Far too often, Christians believe it is their job to make themselves pleasing to God. But the Christian way is not about human effort. It's not about guiding the ball over the plate. The Christian life is about so relaxing in God's presence that our protective shell, our ego husk, is allowed to break apart, and the abundant life that has lain dormant is allowed to flower.
A modern theologian named James Alison says many seem to believe the Gospel goes something like this: God says, "I would like to love you, but I can't love you as you are. You'll need to change." And thus begins a life of many starts and stops, the search for gurus and techniques for living that will make us more pleasing to God. But the end is always the same, always frustrating - the grain of wheat remains a single grain, unable to change into something God can love.
But the Gospel of Jesus goes like this: God says, "I love you." We respond, "But I'm a mess, how could you love me?" "I love you." "But you can't love me, I'm part of all this muck and grime." "It's you that I love." "How can it be me that you love? I've been involved in bad relationships, in dark rooms, in connivings against other people..." "It's you that I love." "But..." "It's you that I love."
And it is only in learning to let go in the presence of the truth of God's steady love for you, it's only in allowing this love steadily and repeatedly to break apart, our ego husk, our need to make our lives better on our own, that the abundant life within each of us can emerge and we can begin to live in the zone.

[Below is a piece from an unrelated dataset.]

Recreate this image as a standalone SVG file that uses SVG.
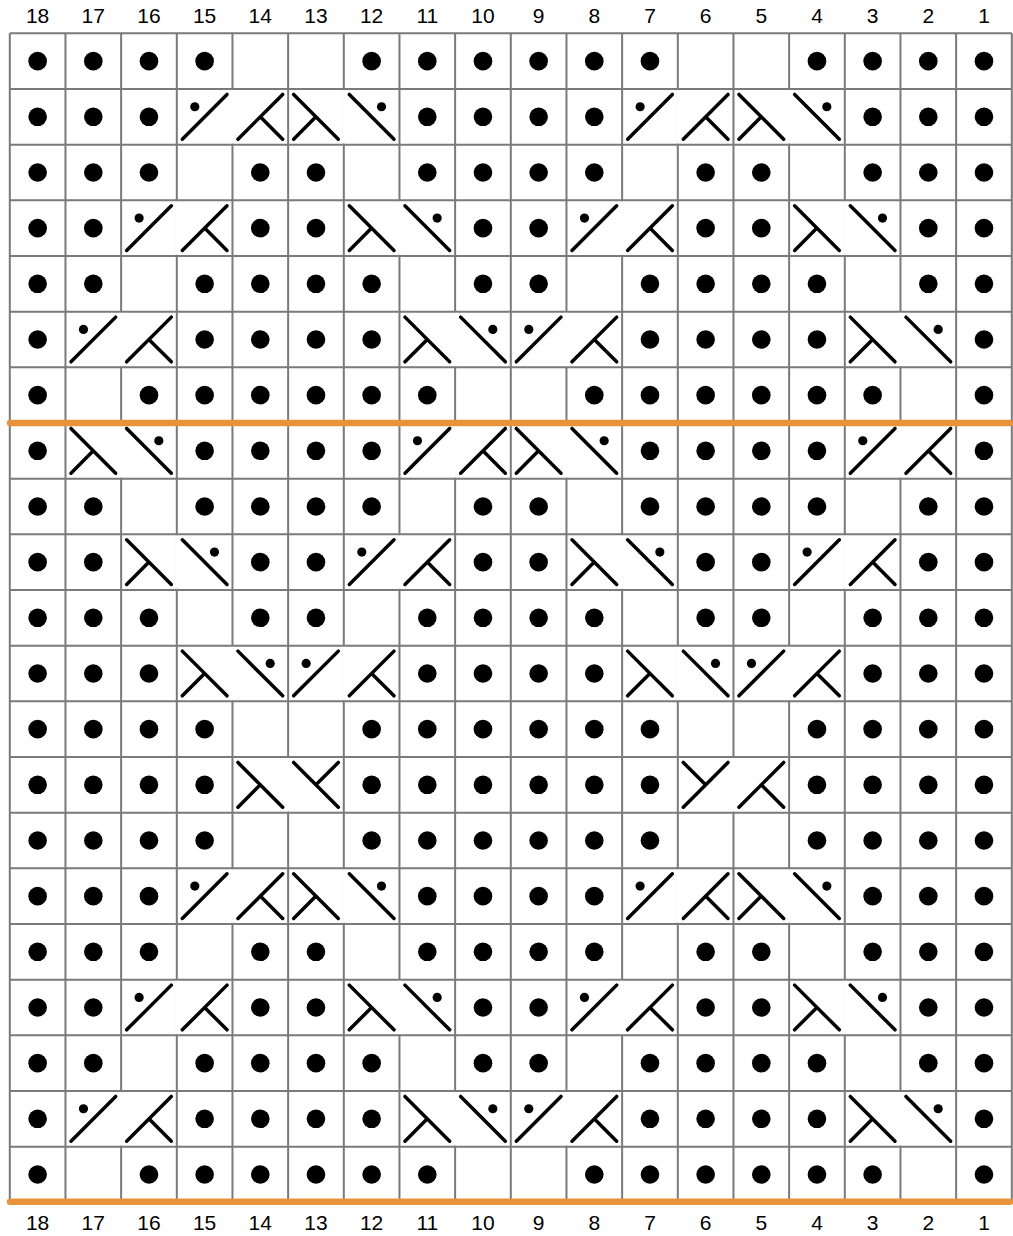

Like anyone else, I want to live a healthy and productive life. And like many
of you, I often find myself turning to the latest successful guru in hopes that
he or she will have the key. But more and more I'm convinced that the Bishop
of Massachusetts has it right when he says so very simply, "Put yourself
in the way of Grace." Maybe what he means is, relax. Let go, don't pray
so much that you'll do better next time but that you'll increasingly yield to
God and take yourself, your failures and your successes, less seriously. And
then one day we will come to say with St. Paul, "Glory to God whose power
working in us can do infinitely more than we could ask or imagine."